高専は、名前だけを見ると「専門学校の一種」と思われるかたもいるでしょうが、まったく違う教育機関です。中学校卒業者を対象に5年間の一貫教育を行う学校で、技術者養成を目的にして「ものづくり」に特化した実践的教育を行うのが特徴です。中堅技術者の養成という産業界の要望を受けて1962(昭和37)年度にスタートし、2011(平成23)年度は全国で57校(国立51校、公立3校、私立3校)が設置されています。いわば高校と短期大学を併せたような教育機関であり、卒業すると「準学士」の称号が得られます。

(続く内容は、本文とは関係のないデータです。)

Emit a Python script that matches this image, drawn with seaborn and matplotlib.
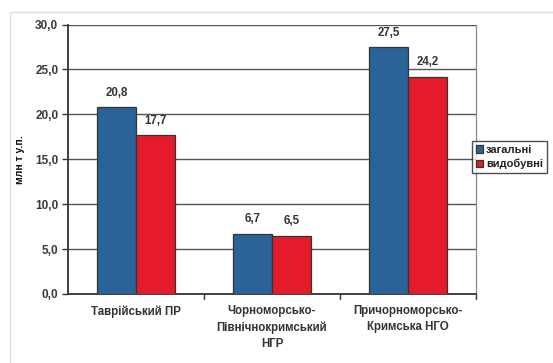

社会的にはあまり知られていない高専ですが、その大きなポイントは何と言っても就職率の高さでしょう。今春卒業者の就職内定率(2012<平成24>年2月1日現在)も大学の80.5%に対し、高専は98.0%。長引く不況のなかでもほぼ100%に近い就職率を誇ってきており、就職関係者の間では、以前から高専は「不況知らず」と言われてきました。実習や実験を中心にした5年間一貫の実践的教育を行う高専に対する企業の評価が大きいことがうかがえます。
しかし、高専の魅力は就職だけではありません。もう一つのポイントは、大学(学部)への編入者や大学院進学者が増加傾向にあることです。高専を卒業すると、大学3年生へ編入できます。また、高専5年間の課程に加えて専攻科(2年間)を修了すると、大学院への進学が可能になります。2011(平成23)年度には高専卒業者の42.2%が大学や専攻科に進学しており、進学者の多くが国公立大学の工学部などに進んでいます。大学院関係者の間でも、高専の専攻科修了者に対する評価は非常に高いと言われています。
このように就職だけでなく、大学・大学院への進学という面でもメリットがある高専ですが、高専関係者の間では、中堅技術者養成という伝統を踏まえて、大学・大学院進学に批判的な意見もあるようです。しかし多くの高専が、少子化による学生減少への対策として専攻科の充実、英語など語学教育の強化などを図っており、大学編入学・大学院進学にも力を入れています。
ただ、中学校卒業時に技術者教育を受けるという進路選択を迫られること、高専の多くが原則として寮制(寄宿舎)を基本としているため、中学校を卒業してすぐに家族と離れなければならないことなどを課題に挙げる声もあり、最近では学生のメンタルヘルスの充実を図る高専も増えています。